Task. Return only those lines from the line containing "What matplotlib code" to the line containing "q4_values = [83, 11, 6]", both included, and please omit the pictures.

Provided information.
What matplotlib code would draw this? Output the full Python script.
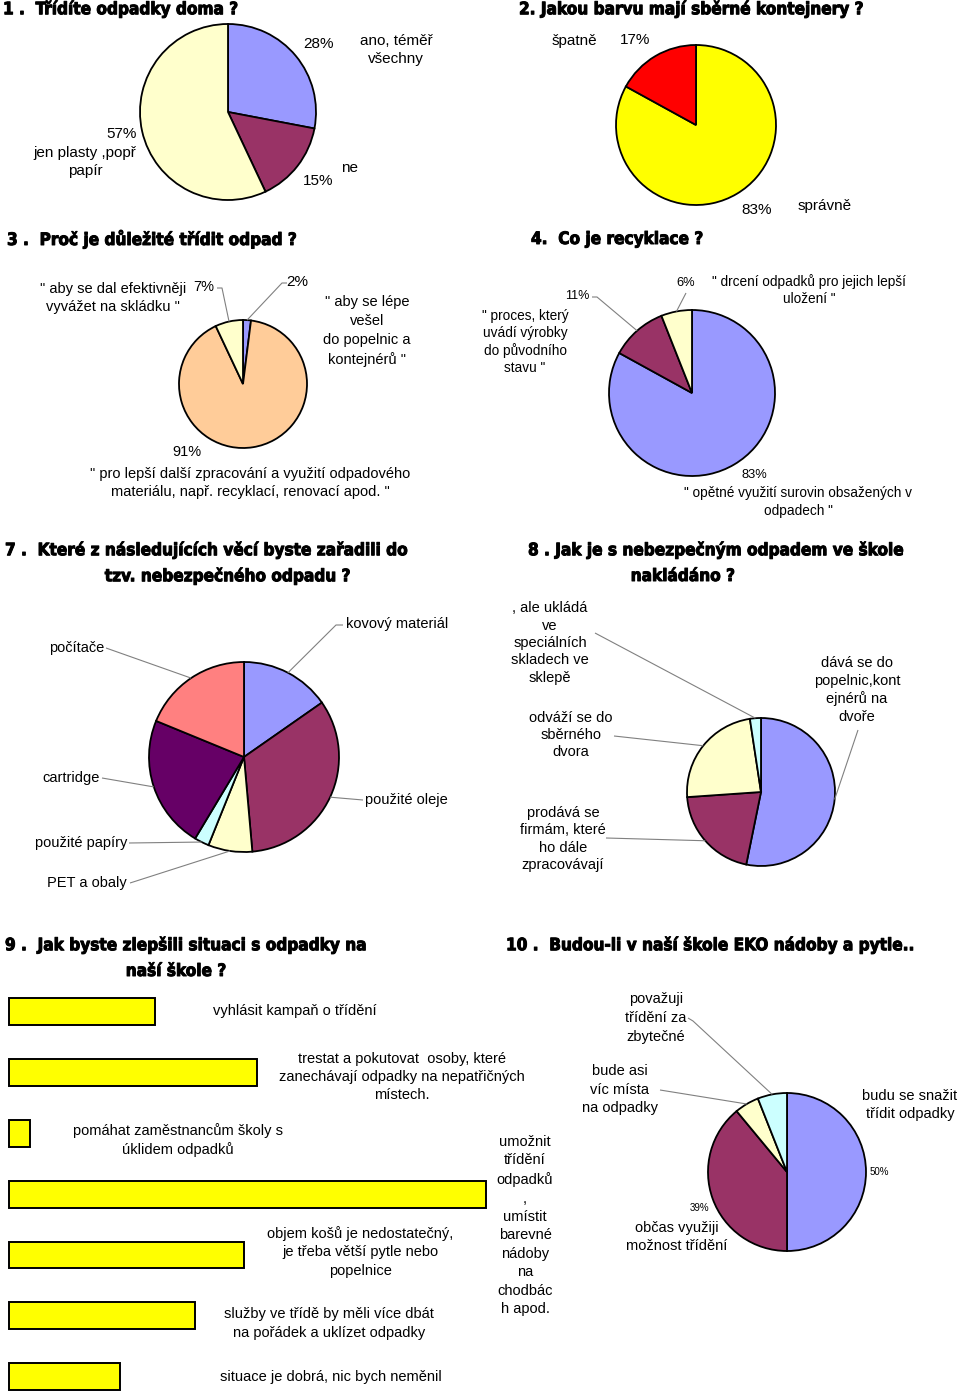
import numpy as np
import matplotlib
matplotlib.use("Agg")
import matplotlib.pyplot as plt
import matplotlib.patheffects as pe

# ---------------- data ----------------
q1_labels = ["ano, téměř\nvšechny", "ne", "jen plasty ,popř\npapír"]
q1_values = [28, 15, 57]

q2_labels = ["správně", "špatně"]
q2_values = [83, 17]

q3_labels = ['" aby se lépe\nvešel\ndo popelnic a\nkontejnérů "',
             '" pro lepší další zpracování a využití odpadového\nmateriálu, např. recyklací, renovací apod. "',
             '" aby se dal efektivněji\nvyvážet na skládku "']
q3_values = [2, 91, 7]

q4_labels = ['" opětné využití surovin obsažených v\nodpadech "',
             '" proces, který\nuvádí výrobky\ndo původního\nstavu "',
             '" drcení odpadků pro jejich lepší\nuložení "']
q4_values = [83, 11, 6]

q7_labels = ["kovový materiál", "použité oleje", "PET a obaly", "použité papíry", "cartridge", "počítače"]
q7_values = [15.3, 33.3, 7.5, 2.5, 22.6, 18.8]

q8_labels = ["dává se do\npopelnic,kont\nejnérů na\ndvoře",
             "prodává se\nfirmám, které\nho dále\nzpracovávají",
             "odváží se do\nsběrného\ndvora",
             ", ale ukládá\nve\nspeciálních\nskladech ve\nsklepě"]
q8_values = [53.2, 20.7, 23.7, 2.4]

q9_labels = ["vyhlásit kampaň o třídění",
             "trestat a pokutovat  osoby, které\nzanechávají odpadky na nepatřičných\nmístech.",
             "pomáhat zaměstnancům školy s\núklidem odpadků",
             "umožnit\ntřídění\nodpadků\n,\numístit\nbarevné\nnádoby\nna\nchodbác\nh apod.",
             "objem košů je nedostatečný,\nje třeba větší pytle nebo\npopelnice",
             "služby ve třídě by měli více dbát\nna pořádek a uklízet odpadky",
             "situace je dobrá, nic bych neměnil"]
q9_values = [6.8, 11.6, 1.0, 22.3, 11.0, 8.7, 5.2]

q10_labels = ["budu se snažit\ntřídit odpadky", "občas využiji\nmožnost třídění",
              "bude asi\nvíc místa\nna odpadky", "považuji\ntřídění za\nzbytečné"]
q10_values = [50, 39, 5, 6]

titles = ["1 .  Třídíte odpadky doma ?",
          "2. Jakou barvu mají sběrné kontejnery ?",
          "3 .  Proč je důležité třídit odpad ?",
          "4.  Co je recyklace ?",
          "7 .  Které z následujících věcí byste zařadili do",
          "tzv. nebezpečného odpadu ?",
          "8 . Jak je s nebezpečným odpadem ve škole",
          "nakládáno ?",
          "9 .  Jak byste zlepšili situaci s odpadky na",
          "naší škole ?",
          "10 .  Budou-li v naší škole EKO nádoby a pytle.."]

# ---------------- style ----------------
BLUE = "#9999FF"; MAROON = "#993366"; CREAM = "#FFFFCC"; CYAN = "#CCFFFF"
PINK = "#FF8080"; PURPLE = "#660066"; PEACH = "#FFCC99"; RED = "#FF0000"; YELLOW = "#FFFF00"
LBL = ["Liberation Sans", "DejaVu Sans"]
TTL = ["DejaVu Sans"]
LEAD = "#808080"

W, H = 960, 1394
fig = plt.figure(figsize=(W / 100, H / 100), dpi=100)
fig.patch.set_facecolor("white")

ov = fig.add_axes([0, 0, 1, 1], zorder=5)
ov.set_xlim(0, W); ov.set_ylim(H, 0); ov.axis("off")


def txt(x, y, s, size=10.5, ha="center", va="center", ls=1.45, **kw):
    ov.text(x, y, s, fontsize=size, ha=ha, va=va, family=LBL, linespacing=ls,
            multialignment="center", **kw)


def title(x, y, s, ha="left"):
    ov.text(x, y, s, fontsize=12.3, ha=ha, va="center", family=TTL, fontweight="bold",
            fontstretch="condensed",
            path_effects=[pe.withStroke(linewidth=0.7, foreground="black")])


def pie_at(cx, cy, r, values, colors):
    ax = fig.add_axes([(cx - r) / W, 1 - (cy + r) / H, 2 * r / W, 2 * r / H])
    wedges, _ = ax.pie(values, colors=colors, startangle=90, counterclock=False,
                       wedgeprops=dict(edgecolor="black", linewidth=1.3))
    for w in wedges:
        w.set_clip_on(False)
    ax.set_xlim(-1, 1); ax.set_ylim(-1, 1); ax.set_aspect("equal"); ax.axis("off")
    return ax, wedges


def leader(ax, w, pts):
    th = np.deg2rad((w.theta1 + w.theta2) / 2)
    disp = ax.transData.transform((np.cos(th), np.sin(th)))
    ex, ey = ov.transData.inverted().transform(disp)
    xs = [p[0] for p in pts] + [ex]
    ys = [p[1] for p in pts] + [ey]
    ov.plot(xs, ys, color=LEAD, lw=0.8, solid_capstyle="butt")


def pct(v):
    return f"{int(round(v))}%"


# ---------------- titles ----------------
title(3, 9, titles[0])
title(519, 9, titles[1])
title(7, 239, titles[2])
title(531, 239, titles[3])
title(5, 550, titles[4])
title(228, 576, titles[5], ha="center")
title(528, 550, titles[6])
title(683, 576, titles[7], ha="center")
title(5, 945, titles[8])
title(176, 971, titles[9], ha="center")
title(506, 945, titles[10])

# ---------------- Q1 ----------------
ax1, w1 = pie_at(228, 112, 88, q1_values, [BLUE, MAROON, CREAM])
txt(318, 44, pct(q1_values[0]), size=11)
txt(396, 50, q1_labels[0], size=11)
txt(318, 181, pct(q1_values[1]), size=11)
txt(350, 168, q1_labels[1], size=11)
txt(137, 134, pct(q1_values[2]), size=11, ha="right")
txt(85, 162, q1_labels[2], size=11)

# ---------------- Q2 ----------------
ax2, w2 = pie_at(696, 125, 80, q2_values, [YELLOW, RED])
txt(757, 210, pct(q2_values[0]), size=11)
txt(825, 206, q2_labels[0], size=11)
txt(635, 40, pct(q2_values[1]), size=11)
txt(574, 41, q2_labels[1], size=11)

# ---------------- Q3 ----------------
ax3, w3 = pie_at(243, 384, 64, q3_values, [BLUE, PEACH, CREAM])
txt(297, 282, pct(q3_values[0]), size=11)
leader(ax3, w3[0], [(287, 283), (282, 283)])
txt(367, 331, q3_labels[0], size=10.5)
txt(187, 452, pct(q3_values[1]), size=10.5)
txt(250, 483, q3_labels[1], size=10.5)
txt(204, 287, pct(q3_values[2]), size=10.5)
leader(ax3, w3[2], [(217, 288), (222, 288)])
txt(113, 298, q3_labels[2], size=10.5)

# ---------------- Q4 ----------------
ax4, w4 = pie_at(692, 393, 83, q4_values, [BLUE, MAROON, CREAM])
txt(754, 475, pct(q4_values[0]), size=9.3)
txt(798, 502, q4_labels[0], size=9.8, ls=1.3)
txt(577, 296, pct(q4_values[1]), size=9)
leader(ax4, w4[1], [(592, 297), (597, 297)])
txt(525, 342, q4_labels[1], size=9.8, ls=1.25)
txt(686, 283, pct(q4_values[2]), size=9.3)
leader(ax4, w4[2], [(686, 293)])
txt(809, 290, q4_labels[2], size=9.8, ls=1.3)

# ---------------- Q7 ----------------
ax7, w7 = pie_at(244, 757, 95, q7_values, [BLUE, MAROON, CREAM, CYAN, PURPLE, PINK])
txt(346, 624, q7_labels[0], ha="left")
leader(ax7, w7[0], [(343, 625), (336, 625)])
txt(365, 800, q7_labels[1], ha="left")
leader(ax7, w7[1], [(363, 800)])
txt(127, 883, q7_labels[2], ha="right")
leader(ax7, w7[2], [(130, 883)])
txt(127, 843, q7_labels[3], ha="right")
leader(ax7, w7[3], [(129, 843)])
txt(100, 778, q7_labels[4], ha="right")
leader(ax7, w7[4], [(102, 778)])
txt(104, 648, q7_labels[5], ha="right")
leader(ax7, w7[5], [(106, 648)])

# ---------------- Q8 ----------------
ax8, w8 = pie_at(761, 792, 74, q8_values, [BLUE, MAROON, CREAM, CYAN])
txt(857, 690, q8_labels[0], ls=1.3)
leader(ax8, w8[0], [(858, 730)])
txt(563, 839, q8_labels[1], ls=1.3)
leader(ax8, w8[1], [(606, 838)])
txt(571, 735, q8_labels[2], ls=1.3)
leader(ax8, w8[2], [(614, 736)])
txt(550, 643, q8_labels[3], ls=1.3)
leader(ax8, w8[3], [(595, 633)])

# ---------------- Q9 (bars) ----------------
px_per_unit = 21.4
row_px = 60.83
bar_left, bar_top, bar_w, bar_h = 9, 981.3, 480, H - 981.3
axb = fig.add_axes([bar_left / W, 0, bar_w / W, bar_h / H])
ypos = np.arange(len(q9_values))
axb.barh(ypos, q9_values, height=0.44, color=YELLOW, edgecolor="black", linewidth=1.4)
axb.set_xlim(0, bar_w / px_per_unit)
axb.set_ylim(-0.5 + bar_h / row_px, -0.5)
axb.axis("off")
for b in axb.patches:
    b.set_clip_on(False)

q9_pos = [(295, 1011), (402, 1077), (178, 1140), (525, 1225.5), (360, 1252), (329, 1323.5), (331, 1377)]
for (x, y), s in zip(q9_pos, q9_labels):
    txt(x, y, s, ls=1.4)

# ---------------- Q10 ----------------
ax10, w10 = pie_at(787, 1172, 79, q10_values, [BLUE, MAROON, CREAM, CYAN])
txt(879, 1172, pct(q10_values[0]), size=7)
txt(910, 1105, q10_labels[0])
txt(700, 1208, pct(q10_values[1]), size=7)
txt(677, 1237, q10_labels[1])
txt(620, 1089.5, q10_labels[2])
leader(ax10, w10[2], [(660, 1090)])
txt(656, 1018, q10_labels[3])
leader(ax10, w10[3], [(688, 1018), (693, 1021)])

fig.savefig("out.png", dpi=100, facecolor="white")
---
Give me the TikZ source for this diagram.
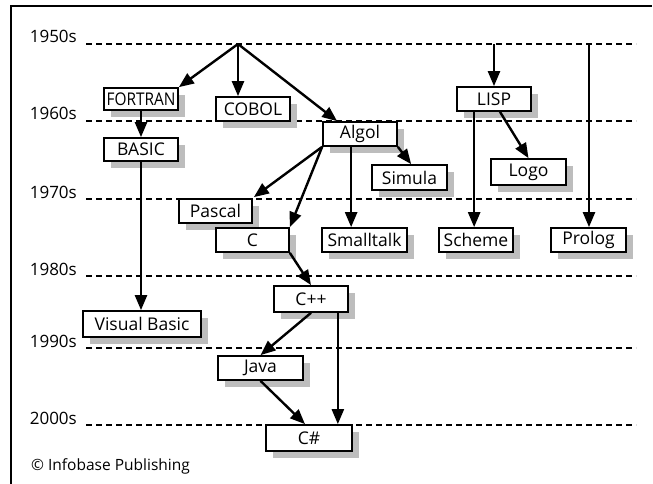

Result of the task.
What matplotlib code would draw this? Output the full Python script.
import numpy as np
import matplotlib
matplotlib.use("Agg")
import matplotlib.pyplot as plt
import matplotlib.patheffects as pe

# ---------------- data ----------------
q1_labels = ["ano, téměř\nvšechny", "ne", "jen plasty ,popř\npapír"]
q1_values = [28, 15, 57]

q2_labels = ["správně", "špatně"]
q2_values = [83, 17]

q3_labels = ['" aby se lépe\nvešel\ndo popelnic a\nkontejnérů "',
             '" pro lepší další zpracování a využití odpadového\nmateriálu, např. recyklací, renovací apod. "',
             '" aby se dal efektivněji\nvyvážet na skládku "']
q3_values = [2, 91, 7]

q4_labels = ['" opětné využití surovin obsažených v\nodpadech "',
             '" proces, který\nuvádí výrobky\ndo původního\nstavu "',
             '" drcení odpadků pro jejich lepší\nuložení "']
q4_values = [83, 11, 6]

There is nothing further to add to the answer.